About two-thirds of adolescents are insured through their parents employer-based insurance (Fox et al., 2003), but adolescents are less likely than younger children to have health insurance (English et al., 2009). Using data from the National Household Survey on Drug Abuse, Wu et al. (2003) found privately insured adolescents were no more likely than those without health insurance to utilize SUD treatment. However, adolescents covered by public insurance (e.g., Medicaid) were more likely to enter treatment than privately insured or uninsured adolescents. Medicaid eligibility is also associated with increased utilization of mental health services among adolescents who are in SUD treatment (Deck & Vander Ley, 2006). Interestingly, research has shown that family income may not be related to the likelihood that adolescents receive SUD treatment services (Wu et al., 2003; Wu & Ringwalt, 2006).
The disadvantage faced by adolescents with private insurance relative to publicly insured adolescents (e.g., those having Medicaid) may be explained by the findings of Fox and colleagues (2003), who analyzed coverage for adolescent SUD treatment services in the most widely sold health maintenance organization (HMO) and preferred provider organization (PPO) plans.
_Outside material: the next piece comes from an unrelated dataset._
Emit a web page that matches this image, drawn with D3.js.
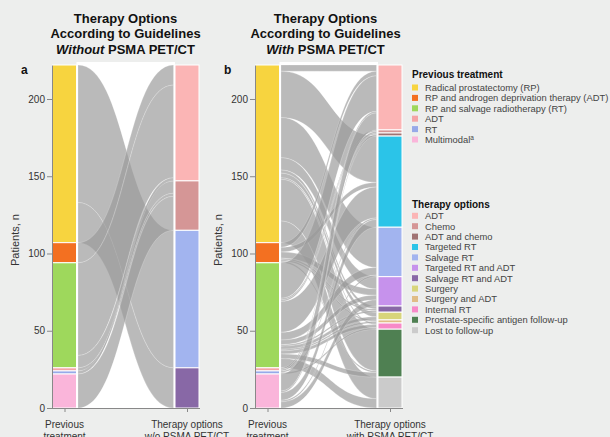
<!DOCTYPE html>
<html>
<head>
<meta charset="utf-8">
<script src="https://cdn.jsdelivr.net/npm/d3@7"></script>
<style>
  body { margin: 0; background: #edeeed; }
  svg { display: block; font-family: "Liberation Sans", Arial, sans-serif; }
</style>
</head>
<body>
<svg id="chart" width="610" height="437"></svg>
<script>
// previous treatment strata (left axis, top to bottom)
const previousTreatments = [
  "Radical prostatectomy (RP)",
  "RP and androgen deprivation therapy (ADT)",
  "RP and salvage radiotherapy (RT)",
  "ADT",
  "RT",
  "Multimodal"
];
const previousColors = ["#f7d43f", "#f37021", "#9ed85c", "#f5a4a6", "#97a9e8", "#fab5da"];

// therapy options strata (right axis, top to bottom)
const therapyOptions = [
  "ADT", "Chemo", "ADT and chemo", "Targeted RT", "Salvage RT",
  "Targeted RT and ADT", "Salvage RT and ADT", "Surgery", "Surgery and ADT",
  "Internal RT", "Prostate-specific antigen follow-up", "Lost to follow-up"
];
const therapyColors = [
  "#fbb5b5", "#d59696", "#a07373", "#2bc4e8", "#a2b4ef",
  "#c692ec", "#8868a6", "#d8d57b", "#e0bd86",
  "#f78ac8", "#4f8052", "#cbcbcb"
];

const optionsWithout = ["ADT", "Chemo", "Salvage RT", "Salvage RT and ADT"];

// patients: rows = previous treatment, columns = option
const flowsWithout = [
  [0, 0, 89, 26],
  [13, 0, 0, 0],
  [60, 8, 0, 0],
  [0, 2, 0, 0],
  [2, 0, 0, 0],
  [0, 22, 0, 0]
];
const flowsWith = [
  [4, 0, 0, 30, 26, 8, 2, 3, 0, 1, 27, 14],
  [3, 0, 0, 3, 0, 4, 1, 0, 1, 0, 1, 0],
  [23, 1, 1, 20, 5, 3, 1, 2, 1, 2, 3, 6],
  [1, 1, 0, 0, 0, 0, 0, 0, 0, 0, 0, 0],
  [0, 0, 0, 1, 0, 0, 0, 0, 0, 1, 0, 0],
  [11, 0, 1, 5, 1, 4, 0, 0, 0, 0, 0, 0]
];

const yTicks = [0, 50, 100, 150, 200];

const svg = d3.select("#chart");
const baseY = 408, topY = 65;
const barW = 24;

function drawPanel(opts) {
  const g = svg.append("g");
  const flows = opts.flows;
  const rightNames = opts.rightNames;
  const rightColors = rightNames.map(n => therapyColors[therapyOptions.indexOf(n)]);
  const leftTotals = flows.map(r => d3.sum(r));
  const rightTotals = rightNames.map((_, j) => d3.sum(flows, r => r[j]));
  const total = d3.sum(leftTotals);

  const y = d3.scaleLinear().domain([0, total]).range([baseY, topY]);
  const x = d3.scaleLinear().domain([0, 1]).range([opts.axisX + 12.5, opts.axisX + 135]);

  const xl = x(0) + barW / 2, xr = x(1) - barW / 2;

  // white area between the two bars
  g.append("rect")
    .attr("x", xl).attr("y", 62)
    .attr("width", xr - xl).attr("height", baseY - 62)
    .attr("fill", "#fff");

  // stack starting positions (value measured from top)
  const leftStart = Array.from(d3.cumsum([0].concat(leftTotals.slice(0, -1))));
  const rightStart = Array.from(d3.cumsum([0].concat(rightTotals.slice(0, -1))));

  const leftOff = leftStart.slice();
  const rightOff = rightStart.slice();
  const lodes = [];
  flows.forEach((row, i) => {
    row.forEach((v, j) => {
      if (v > 0) lodes.push({ i, j, v, l0: leftOff[i], r0: 0 });
      leftOff[i] += v;
    });
  });
  // right ordering: by left stratum
  rightNames.forEach((_, j) => {
    lodes.filter(d => d.j === j).sort((a, b) => a.i - b.i).forEach(d => {
      d.r0 = rightOff[j];
      rightOff[j] += d.v;
    });
  });

  const yv = v => y(total - v);
  const fx0 = xl + 1.5, fx1 = xr - 1.5, fm = (fx0 + fx1) / 2;

  g.append("g").selectAll("path")
    .data(lodes)
    .join("path")
    .attr("d", d => {
      const lt = yv(d.l0), lb = yv(d.l0 + d.v);
      const rt = yv(d.r0), rb = yv(d.r0 + d.v);
      return `M${fx0},${lt}C${fm},${lt} ${fm},${rt} ${fx1},${rt}` +
        `L${fx1},${rb}C${fm},${rb} ${fm},${lb} ${fx0},${lb}Z`;
    })
    .attr("fill", "#999")
    .attr("fill-opacity", 0.68)
    .attr("stroke", "#fff")
    .attr("stroke-opacity", 0.35)
    .attr("stroke-width", 0.6);

  // strata
  const stratum = (sel, cx) => sel
    .attr("x", cx - barW / 2).attr("width", barW)
    .attr("y", d => yv(d.s)).attr("height", d => yv(d.s + d.v) - yv(d.s))
    .attr("fill", d => d.c)
    .attr("stroke", "#fff").attr("stroke-width", 1);

  g.append("g").selectAll("rect")
    .data(leftTotals.map((v, i) => ({ v, s: leftStart[i], c: previousColors[i] })))
    .join("rect")
    .call(stratum, x(0));

  g.append("g").selectAll("rect")
    .data(rightTotals.map((v, j) => ({ v, s: rightStart[j], c: rightColors[j] })))
    .join("rect")
    .call(stratum, x(1));

  // y axis
  const ya = g.append("g")
    .attr("transform", `translate(${opts.axisX},0)`)
    .call(d3.axisLeft(y).tickValues(yTicks).tickSize(5).tickSizeOuter(0));
  ya.select(".domain").attr("stroke", "#888");
  ya.selectAll(".tick line").attr("stroke", "#888");
  ya.selectAll(".tick text").attr("fill", "#333").style("font-size", "10px")
    .attr("x", -7);

  // x axis
  const xa = g.append("g")
    .attr("transform", `translate(0,${baseY})`)
    .call(d3.axisBottom(x).tickValues([0, 1]).tickSize(4).tickFormat(""));
  xa.select(".domain").remove();
  xa.selectAll(".tick line").attr("stroke", "#888");
  g.append("line")
    .attr("x1", opts.axisX).attr("x2", opts.axisX + 148)
    .attr("y1", baseY + 0.5).attr("y2", baseY + 0.5)
    .attr("stroke", "#888");

  opts.xLabels.forEach((lines, k) => {
    const t = g.append("text")
      .attr("x", x(k)).attr("y", 428)
      .attr("text-anchor", "middle")
      .attr("fill", "#333")
      .style("font-size", "10px");
    lines.forEach((ln, m) => t.append("tspan").attr("x", x(k)).attr("dy", m ? 12 : 0).text(ln));
  });

  // axis title
  g.append("text")
    .attr("transform", `translate(${opts.axisX - 33},240) rotate(-90)`)
    .attr("text-anchor", "middle")
    .attr("fill", "#333")
    .style("font-size", "11px")
    .text("Patients, n");

  // panel letter
  g.append("text")
    .attr("x", opts.axisX - 31).attr("y", 74)
    .attr("fill", "#111")
    .style("font-size", "12px").style("font-weight", "bold")
    .text(opts.letter);

  // title
  const title = g.append("text")
    .attr("text-anchor", "middle")
    .attr("fill", "#111")
    .style("font-size", "13px").style("font-weight", "bold");
  title.append("tspan").attr("x", opts.titleX).attr("y", 22.5).text("Therapy Options");
  title.append("tspan").attr("x", opts.titleX).attr("y", 38).text("According to Guidelines");
  const l3 = title.append("tspan").attr("x", opts.titleX).attr("y", 53.5);
  l3.append("tspan").style("font-style", "italic").text(opts.titleWord);
  l3.append("tspan").text(" PSMA PET/CT");
}

drawPanel({
  axisX: 52, flows: flowsWithout, rightNames: optionsWithout,
  letter: "a", titleX: 125.5, titleWord: "Without",
  xLabels: [["Previous", "treatment"], ["Therapy options", "w/o PSMA PET/CT"]]
});
drawPanel({
  axisX: 255, flows: flowsWith, rightNames: therapyOptions,
  letter: "b", titleX: 325.5, titleWord: "With",
  xLabels: [["Previous", "treatment"], ["Therapy options", "with PSMA PET/CT"]]
});

// legends
function drawLegend(heading, names, colors, headY, firstY) {
  const g = svg.append("g");
  g.append("text")
    .attr("x", 412).attr("y", headY)
    .attr("fill", "#111")
    .style("font-size", "10px").style("font-weight", "bold")
    .text(heading);
  const item = g.selectAll("g.item")
    .data(names)
    .join("g")
    .attr("class", "item")
    .attr("transform", (d, i) => `translate(412,${firstY + i * 10.4})`);
  item.append("rect")
    .attr("x", 0).attr("y", -3).attr("width", 6).attr("height", 6)
    .attr("fill", (d, i) => colors[i]);
  const t = item.append("text")
    .attr("x", 13).attr("y", 3.4)
    .attr("fill", "#444")
    .style("font-size", "9.4px")
    .text(d => d);
  t.filter(d => d === "Multimodal")
    .append("tspan").attr("dy", -3).style("font-size", "6.5px").text("a");
}

drawLegend("Previous treatment", previousTreatments, previousColors, 77.5, 87.5);
drawLegend("Therapy options", therapyOptions, therapyColors, 208, 215.8);
</script>
</body>
</html>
Their analysis of these insurance products revealed that highly intensive residential treatment was rarely covered and that the majority of plans only partially covered outpatient SUD treatment. These limitations on coverage result in higher out-of-pocket costs, which may reduce access to treatment services.
Recently passed federal parity legislation may reduce some of these financial barriers by prohibiting out-of-pocket expenses and treatment limitations for SUD treatment that are more restrictive than insurance coverage for other medical conditions (Shern et al., 2009). Research is needed on the implementation of this legislation and whether it increases adolescents access to SUD treatment.